Re: Securing .pgpass File? - Mailing list pgsql-general

From Martijn van Oosterhout
Subject Re: Securing .pgpass File?
Date
Msg-id 20121002211954.GD11163@svana.org
Whole thread Raw
In response to Re: Securing .pgpass File?  ("Greg Sabino Mullane" <greg@turnstep.com>)
Responses Re: Securing .pgpass File?  (Shaun Thomas <sthomas@optionshouse.com>)
List pgsql-general
On Mon, Oct 01, 2012 at 11:02:39PM -0000, Greg Sabino Mullane wrote:
> > Has anyone come up with a good solution for distributing a .pgpass file
> > that doesn't expose it to anyone who has access to the distribution
> > mechanism?
>
> No, you cannot easily keep it in version control/puppet securely.

In my experience we've handled this in a few ways:

- Postgres has ident auth, which avoids the use of password for local
  accounts, which helps in a lot of cases.

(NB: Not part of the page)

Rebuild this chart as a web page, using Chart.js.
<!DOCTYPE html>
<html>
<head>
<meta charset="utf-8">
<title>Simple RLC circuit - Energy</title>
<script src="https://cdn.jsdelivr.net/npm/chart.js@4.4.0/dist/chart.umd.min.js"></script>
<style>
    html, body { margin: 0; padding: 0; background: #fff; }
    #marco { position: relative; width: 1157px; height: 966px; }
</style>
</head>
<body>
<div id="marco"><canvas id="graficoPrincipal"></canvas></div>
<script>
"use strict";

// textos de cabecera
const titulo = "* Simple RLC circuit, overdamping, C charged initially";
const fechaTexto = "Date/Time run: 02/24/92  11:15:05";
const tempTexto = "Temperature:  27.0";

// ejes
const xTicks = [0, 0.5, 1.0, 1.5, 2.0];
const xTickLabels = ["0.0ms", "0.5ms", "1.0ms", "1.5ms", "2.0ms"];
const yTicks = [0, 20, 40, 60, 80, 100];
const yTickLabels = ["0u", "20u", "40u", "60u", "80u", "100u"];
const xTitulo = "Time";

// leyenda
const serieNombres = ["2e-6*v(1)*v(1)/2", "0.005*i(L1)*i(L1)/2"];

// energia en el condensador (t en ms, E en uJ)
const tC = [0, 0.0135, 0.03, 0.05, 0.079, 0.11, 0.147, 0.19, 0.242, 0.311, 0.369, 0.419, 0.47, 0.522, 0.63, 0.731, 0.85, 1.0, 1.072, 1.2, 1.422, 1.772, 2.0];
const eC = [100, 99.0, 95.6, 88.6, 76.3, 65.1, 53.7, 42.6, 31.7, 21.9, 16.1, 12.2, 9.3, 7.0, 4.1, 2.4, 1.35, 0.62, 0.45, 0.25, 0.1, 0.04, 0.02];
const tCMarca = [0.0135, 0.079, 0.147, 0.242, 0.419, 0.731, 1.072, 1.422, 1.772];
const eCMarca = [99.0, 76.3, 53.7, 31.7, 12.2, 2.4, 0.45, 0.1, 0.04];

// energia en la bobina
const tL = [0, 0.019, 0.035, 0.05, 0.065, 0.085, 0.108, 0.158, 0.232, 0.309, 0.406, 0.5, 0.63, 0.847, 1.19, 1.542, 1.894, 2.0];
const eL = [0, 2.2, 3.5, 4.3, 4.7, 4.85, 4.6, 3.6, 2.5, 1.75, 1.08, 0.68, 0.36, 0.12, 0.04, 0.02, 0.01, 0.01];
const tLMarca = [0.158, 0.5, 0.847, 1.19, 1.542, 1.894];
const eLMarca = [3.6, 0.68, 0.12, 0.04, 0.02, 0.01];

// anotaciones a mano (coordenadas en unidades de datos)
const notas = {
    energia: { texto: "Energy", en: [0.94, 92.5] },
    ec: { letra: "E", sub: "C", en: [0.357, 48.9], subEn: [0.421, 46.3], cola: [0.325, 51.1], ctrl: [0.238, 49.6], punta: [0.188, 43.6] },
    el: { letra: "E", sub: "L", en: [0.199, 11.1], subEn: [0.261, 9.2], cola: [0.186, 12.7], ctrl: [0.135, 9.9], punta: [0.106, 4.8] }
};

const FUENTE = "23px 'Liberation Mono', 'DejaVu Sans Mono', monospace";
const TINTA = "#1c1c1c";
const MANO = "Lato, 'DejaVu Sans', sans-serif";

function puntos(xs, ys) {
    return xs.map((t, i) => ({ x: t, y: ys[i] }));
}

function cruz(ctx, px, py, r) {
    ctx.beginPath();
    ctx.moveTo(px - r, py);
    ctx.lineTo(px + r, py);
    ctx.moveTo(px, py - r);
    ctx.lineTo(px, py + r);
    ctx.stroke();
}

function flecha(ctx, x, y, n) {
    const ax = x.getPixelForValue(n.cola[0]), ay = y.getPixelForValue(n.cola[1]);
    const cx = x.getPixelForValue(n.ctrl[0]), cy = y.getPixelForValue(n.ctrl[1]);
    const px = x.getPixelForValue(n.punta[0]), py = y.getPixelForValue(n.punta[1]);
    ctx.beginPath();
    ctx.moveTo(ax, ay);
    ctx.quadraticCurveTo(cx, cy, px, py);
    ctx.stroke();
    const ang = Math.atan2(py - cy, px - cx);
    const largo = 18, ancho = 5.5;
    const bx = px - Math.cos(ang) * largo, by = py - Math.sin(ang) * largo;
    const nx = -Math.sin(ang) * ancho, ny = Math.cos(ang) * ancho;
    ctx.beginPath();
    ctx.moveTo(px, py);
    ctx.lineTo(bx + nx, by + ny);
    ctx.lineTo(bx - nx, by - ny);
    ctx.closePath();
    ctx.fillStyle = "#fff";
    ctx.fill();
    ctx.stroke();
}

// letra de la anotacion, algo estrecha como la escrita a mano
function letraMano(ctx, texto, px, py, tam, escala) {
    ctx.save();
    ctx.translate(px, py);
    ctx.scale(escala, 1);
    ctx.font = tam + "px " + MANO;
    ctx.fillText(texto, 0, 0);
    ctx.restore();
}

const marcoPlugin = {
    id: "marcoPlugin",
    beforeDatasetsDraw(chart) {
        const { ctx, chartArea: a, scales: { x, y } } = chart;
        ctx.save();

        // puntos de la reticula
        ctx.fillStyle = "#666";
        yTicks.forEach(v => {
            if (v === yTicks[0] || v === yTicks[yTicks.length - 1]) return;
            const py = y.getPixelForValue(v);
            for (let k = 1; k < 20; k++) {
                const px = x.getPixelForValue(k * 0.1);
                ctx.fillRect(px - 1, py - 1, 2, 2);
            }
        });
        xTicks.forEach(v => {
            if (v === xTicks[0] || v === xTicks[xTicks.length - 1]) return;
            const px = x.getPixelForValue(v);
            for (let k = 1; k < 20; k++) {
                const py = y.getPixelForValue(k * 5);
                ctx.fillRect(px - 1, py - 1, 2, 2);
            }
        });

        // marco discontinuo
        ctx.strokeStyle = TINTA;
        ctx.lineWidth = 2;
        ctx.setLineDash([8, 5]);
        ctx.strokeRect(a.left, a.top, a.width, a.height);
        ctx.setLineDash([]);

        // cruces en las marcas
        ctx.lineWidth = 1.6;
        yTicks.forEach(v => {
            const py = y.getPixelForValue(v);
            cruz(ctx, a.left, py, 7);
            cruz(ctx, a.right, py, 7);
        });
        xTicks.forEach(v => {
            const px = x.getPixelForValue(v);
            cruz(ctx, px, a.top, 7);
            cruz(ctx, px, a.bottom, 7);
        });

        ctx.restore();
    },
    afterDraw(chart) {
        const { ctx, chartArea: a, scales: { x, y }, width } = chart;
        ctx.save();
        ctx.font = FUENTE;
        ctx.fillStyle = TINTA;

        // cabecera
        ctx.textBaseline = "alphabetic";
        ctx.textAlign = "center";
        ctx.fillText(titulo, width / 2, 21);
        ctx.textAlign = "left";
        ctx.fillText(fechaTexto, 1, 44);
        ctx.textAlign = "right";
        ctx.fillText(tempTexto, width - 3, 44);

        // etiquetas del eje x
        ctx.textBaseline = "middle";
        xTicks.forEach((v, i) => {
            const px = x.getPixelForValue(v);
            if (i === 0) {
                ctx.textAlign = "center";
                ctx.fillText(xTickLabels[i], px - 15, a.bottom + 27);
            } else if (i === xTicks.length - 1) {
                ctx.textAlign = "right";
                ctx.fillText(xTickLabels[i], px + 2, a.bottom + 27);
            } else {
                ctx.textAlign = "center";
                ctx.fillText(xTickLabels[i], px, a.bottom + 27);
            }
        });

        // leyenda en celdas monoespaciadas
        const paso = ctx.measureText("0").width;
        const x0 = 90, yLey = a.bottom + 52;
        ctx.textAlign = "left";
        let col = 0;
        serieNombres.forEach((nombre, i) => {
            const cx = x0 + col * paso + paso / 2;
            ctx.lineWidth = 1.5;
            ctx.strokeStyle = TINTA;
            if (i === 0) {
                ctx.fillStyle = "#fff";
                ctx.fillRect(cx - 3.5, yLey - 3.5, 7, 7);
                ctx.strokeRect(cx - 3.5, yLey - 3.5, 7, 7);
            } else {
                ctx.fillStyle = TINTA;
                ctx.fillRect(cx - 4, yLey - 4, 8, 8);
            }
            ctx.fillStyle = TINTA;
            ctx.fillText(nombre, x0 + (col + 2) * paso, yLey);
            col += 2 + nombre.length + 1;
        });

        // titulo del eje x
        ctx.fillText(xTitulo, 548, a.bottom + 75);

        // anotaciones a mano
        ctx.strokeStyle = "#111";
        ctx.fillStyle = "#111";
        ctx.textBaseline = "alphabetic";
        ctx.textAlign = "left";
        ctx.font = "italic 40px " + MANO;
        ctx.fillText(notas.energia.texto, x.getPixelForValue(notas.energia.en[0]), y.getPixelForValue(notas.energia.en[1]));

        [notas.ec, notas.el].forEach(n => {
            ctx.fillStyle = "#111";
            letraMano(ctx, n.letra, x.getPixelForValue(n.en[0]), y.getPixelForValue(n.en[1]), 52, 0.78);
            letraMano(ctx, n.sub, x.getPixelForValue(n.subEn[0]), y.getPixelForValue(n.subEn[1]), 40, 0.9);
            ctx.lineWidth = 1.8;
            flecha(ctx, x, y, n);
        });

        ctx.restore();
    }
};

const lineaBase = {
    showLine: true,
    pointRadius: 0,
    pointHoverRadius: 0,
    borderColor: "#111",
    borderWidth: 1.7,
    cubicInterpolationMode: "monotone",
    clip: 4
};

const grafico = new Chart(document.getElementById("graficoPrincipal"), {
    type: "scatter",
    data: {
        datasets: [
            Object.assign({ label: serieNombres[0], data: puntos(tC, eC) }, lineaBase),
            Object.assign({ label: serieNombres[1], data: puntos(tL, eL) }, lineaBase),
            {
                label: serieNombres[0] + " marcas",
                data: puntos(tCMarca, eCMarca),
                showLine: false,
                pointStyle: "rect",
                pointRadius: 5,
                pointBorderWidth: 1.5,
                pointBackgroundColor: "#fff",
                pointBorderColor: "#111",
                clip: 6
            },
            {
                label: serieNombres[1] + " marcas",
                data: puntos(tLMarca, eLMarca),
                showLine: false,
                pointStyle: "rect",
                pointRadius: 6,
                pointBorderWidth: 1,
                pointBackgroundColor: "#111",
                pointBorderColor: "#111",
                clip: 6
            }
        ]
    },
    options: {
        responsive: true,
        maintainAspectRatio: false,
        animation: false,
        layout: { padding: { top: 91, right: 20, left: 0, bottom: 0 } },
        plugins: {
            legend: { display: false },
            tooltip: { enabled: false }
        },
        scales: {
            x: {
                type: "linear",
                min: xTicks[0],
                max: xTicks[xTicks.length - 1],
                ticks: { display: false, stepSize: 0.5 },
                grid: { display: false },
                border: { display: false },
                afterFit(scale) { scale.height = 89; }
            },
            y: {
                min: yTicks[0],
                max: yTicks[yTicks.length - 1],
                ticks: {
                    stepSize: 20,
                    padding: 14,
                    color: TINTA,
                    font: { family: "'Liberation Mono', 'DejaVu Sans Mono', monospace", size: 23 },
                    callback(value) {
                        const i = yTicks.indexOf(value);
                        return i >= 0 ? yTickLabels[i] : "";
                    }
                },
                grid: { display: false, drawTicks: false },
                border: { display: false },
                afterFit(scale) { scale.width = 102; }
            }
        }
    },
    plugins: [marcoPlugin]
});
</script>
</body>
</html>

- Puppet has the concept of an "external node classifier". This is a
  script which gets called with the name of the node, and can return
  data which is then available to the puppet run.  So the password is
  stored elsewhere (in our case Foreman) which means you only need to
  worry about the people who can access the Foreman server or the
  puppet server.  Note people who can check arbitrary things into the
  repo and view the puppet output would be able to get the password by
  printing it to the debug log.

- Punt. Check in the password but set the access controls so it only
  work for very few IPs, then you only need to worry about people who
  can log into *those* machines.  Which is controlled by public SSH
  keys which you can check-in safely.  Not super safe, but for
  read-only accounts for e.g.  nagios might be ok.

Hope this helps,
--
Martijn van Oosterhout   <kleptog@svana.org>   http://svana.org/kleptog/
> He who writes carelessly confesses thereby at the very outset that he does
> not attach much importance to his own thoughts.